Swoon theories all rest on the premise that somehow Jesus managed to deceive the Roman soldiers who were in charge of the crucifixion. Theorists posit that either Jesus somehow passed out on the cross and the Romans did not realize that He was still alive or that Jesus was given some type of sedative which caused Him to seem dead once again fooling the Roman soldiers. This last theory is best popularized by the Hugh Schonfield book, The Passover Plot. However even in the book the plot fails due to the Roman soldier piercing Jesus’ side with a spear. All swoon theories run into the same problems. How could a man survive crucifixion and if he did survive, how could he trick people into believing he was resurrected?

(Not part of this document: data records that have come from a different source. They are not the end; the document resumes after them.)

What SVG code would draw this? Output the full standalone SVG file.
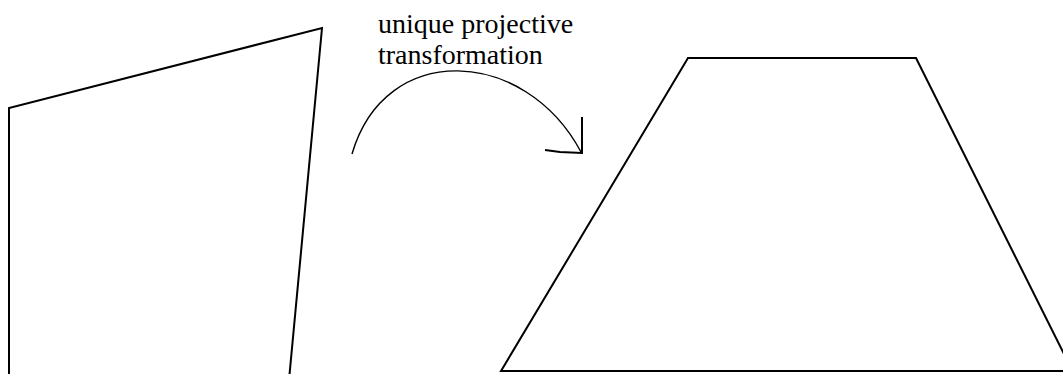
<svg xmlns="http://www.w3.org/2000/svg" width="1063" height="374" viewBox="0 0 1063 374">
<style>
.shape{fill:none;stroke:#000;stroke-width:2;stroke-linejoin:miter}
.arc{fill:none;stroke:#000;stroke-width:1.4}
.head{fill:none;stroke:#000;stroke-width:2}
.lbl{font-family:"Liberation Serif","Times New Roman",serif;font-size:28px;fill:#000}
</style>
<rect width="1063" height="374" fill="#fff"/>
<g id="source-quad">
<polyline class="shape" points="9,380 9,108 322,28 289,380"/>
</g>
<g id="target-trapezoid">
<polyline class="shape" points="1080,371 501,371 688,58 916,58 1080,386"/>
</g>
<g id="connectors">
<path class="arc" d="M352,154 C385,40 525,47 581,152"/>
<polyline class="head" points="582,117 582,153 560,152 545,150"/>
</g>
<g id="label">
<text class="lbl" x="378" y="33">unique projective</text>
<text class="lbl" x="378" y="64">transformation</text>
</g>
</svg>
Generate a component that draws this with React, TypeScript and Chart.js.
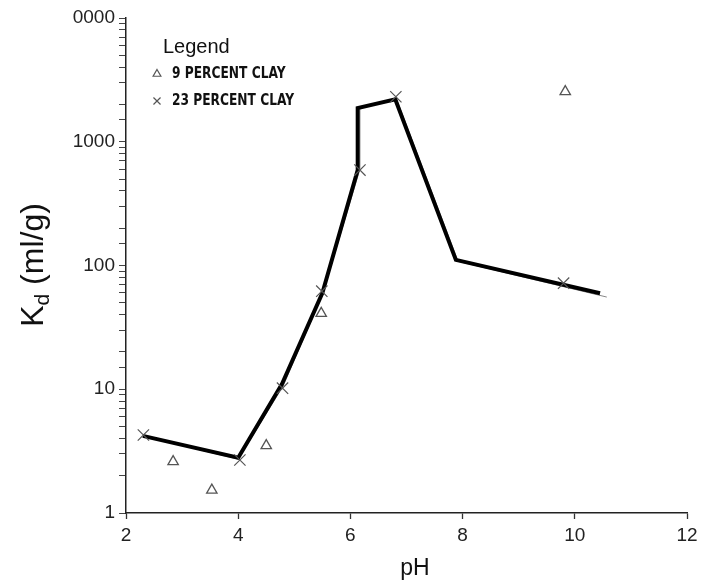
import React, { useEffect, useRef } from "react";
import { Chart, registerables } from "chart.js";

Chart.register(...registerables);

// 9 percent clay (triangles)
const clay9PH = [2.84, 3.53, 4.5, 5.48, 9.83];
const clay9Kd = [2.6, 1.53, 3.5, 41, 2540];
// 23 percent clay (crosses)
const clay23PH = [2.31, 4.03, 4.79, 5.49, 6.17, 6.81, 9.8];
const clay23Kd = [4.27, 2.68, 10.2, 62, 590, 2310, 72];
// thick fitted curve
const fitPH = [2.3, 4.0, 4.78, 5.5, 6.13, 6.13, 6.8, 7.88, 10.45];
const fitKd = [4.2, 2.8, 11, 60, 590, 1870, 2200, 111, 59.6];
// thin companion curve
const thinPH = [2.3, 4.0, 4.8, 5.5, 6.17, 6.17, 6.82, 7.92, 10.57];
const thinKd = [4.2, 2.72, 10.6, 58, 600, 1870, 2230, 108, 55.6];

const xTicks = [2, 4, 6, 8, 10, 12];
const yTickLabels: Record<string, string> = {
  "1": "1",
  "10": "10",
  "100": "100",
  "1000": "1000",
  "10000": "0000",
};

const legendTitle = "Legend";
const legendLabels = ["9 PERCENT CLAY", "23 PERCENT CLAY"];
const xTitle = "pH";

const toPts = (xs: number[], ys: number[]) => xs.map((x, i) => ({ x, y: ys[i] }));

const markerColor = "#555";

function drawTriangle(ctx: CanvasRenderingContext2D, x: number, y: number, r: number) {
  ctx.beginPath();
  ctx.moveTo(x, y - r);
  ctx.lineTo(x + r * Math.sin(Math.PI / 3), y + r / 2);
  ctx.lineTo(x - r * Math.sin(Math.PI / 3), y + r / 2);
  ctx.closePath();
  ctx.stroke();
}
function drawX(ctx: CanvasRenderingContext2D, x: number, y: number, r: number) {
  const d = r * Math.SQRT1_2;
  ctx.beginPath();
  ctx.moveTo(x - d, y - d);
  ctx.lineTo(x + d, y + d);
  ctx.moveTo(x + d, y - d);
  ctx.lineTo(x - d, y + d);
  ctx.stroke();
}

function condensedText(ctx: CanvasRenderingContext2D, text: string, x: number, y: number, sx: number) {
  ctx.save();
  ctx.translate(x, y);
  ctx.scale(sx, 1);
  ctx.fillText(text, 0, 0);
  ctx.restore();
}

const decorPlugin = {
  id: "decor",
  afterDraw(chart: any) {
    const ctx: CanvasRenderingContext2D = chart.ctx;
    const area = chart.chartArea;
    ctx.save();
    // Legend
    ctx.fillStyle = "#111";
    ctx.textBaseline = "middle";
    ctx.textAlign = "left";
    ctx.font = "20px 'Liberation Sans', Arial, sans-serif";
    ctx.fillText(legendTitle, area.left + 37, 47);
    ctx.font = "bold 16px 'DejaVu Sans Condensed', 'DejaVu Sans', sans-serif";
    ctx.strokeStyle = markerColor;
    ctx.lineWidth = 1.2;
    drawTriangle(ctx, area.left + 31, 74, 4.5);
    condensedText(ctx, legendLabels[0], area.left + 46, 74, 0.85);
    drawX(ctx, area.left + 31, 101, 5);
    condensedText(ctx, legendLabels[1], area.left + 46, 101, 0.85);

    // x title
    ctx.font = "23px 'Liberation Sans', Arial, sans-serif";
    ctx.textAlign = "center";
    ctx.textBaseline = "alphabetic";
    ctx.fillStyle = "#111";
    ctx.fillText(xTitle, area.left + 289, 575);

    // y title with subscript
    const big = "32px 'Liberation Sans', Arial, sans-serif";
    const small = "21px 'Liberation Sans', Arial, sans-serif";
    ctx.font = big;
    const wK = ctx.measureText("K").width;
    const wRest = ctx.measureText(" (ml/g)").width;
    ctx.font = small;
    const wd = ctx.measureText("d").width;
    const total = wK + wd + wRest;
    ctx.translate(43, 265);
    ctx.rotate(-Math.PI / 2);
    ctx.textAlign = "left";
    let x = -total / 2;
    ctx.font = big;
    ctx.fillText("K", x, 0);
    x += wK;
    ctx.font = small;
    ctx.fillText("d", x, 6);
    x += wd;
    ctx.font = big;
    ctx.fillText(" (ml/g)", x, 0);
    ctx.restore();
  },
};

export default function App() {
  const ref = useRef<HTMLCanvasElement | null>(null);
  useEffect(() => {
    if (!ref.current) return;
    const tickFont = { family: "'Liberation Sans', Arial, sans-serif", size: 19 };
    const chart = new Chart(ref.current, {
      type: "scatter",
      data: {
        datasets: [
          {
            label: "thin",
            data: toPts(thinPH, thinKd),
            showLine: true,
            borderColor: "#888",
            borderWidth: 1,
            pointRadius: 0,
            order: 4,
          },
          {
            label: "fit",
            data: toPts(fitPH, fitKd),
            showLine: true,
            borderColor: "#000",
            borderWidth: 4,
            pointRadius: 0,
            borderJoinStyle: "miter",
            order: 3,
          },
          {
            label: legendLabels[0],
            data: toPts(clay9PH, clay9Kd),
            pointStyle: "triangle",
            pointRadius: 6,
            borderColor: markerColor,
            backgroundColor: "rgba(0,0,0,0)",
            borderWidth: 1.3,
            order: 1,
          },
          {
            label: legendLabels[1],
            data: toPts(clay23PH, clay23Kd),
            pointStyle: "crossRot",
            pointRadius: 8,
            borderColor: markerColor,
            borderWidth: 1.2,
            order: 2,
          },
        ],
      },
      options: {
        responsive: false,
        animation: false,
        layout: { padding: { left: 0, right: 17, top: 18, bottom: 0 } },
        plugins: { legend: { display: false }, tooltip: { enabled: false } },
        scales: {
          x: {
            type: "linear",
            min: 2,
            max: 12,
            afterBuildTicks: (s: any) => {
              s.ticks = xTicks.map((v) => ({ value: v }));
            },
            afterFit: (s: any) => {
              s.height = 71;
            },
            ticks: { font: tickFont, color: "#222", padding: 5 },
            grid: { drawOnChartArea: false, drawTicks: true, tickLength: 6, color: "#333", tickWidth: 1.3 },
            border: { display: true, color: "#222", width: 1.5 },
          },
          y: {
            type: "logarithmic",
            min: 1,
            max: 10000,
            afterFit: (s: any) => {
              s.width = 126;
            },
            ticks: {
              font: tickFont,
              color: "#222",
              padding: 4,
              autoSkip: false,
              callback: (v: any) => {
                const n = Number(v);
                const e = Math.log10(n);
                if (Math.abs(e - Math.round(e)) < 1e-9) return yTickLabels[String(Math.round(n))] ?? "";
                return "";
              },
            },
            grid: { drawOnChartArea: false, drawTicks: true, tickLength: 7, color: "#444", tickWidth: 1 },
            border: { display: true, color: "#222", width: 1.5 },
          },
        },
      },
      plugins: [decorPlugin],
    } as any);
    return () => chart.destroy();
  }, []);
  return (
    <canvas
      ref={ref}
      width={704}
      height={584}
      style={{ position: "absolute", left: 0, top: 0, width: 704, height: 584 }}
    />
  );
}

In his book, The Case For Christ, Lee Strobel interviews Dr. Alexander Metherell about the effects that crucifixion would have on the body. In the interview Dr. Metherell talks about not only the great stress that the actual crucifixion would have placed on Jesus’ body, but also what happened prior to the crucifixion. Jesus had been without sleep for over twenty-four hours and He had been questioned numerous times. Pilot had Him flogged. A Roman flogging could, in its self, kill a person. Jesus was nailed to the cross and finally, to ensure that He was dead, a Roman soldier pierced Him with a spear. This piercing would have penetrated both Jesus’ lung and heart.
There is no credible evidence that Jesus was drugged. Even if He had been the spear would have killed Him. One is left with only one conclusion. Jesus died on the cross as the Gospel accounts tell. Finally, if some how Jesus had managed to survive all this He would hardly have looked like someone who had conquered death.
Hugh Shonfield, The Passover Plot (New York: Bernard Geis Associates, 1965).
Lee Strobel, The Case For Christ (Grand Rapids: Zondervan Publishing House, 1998), 191 to 204.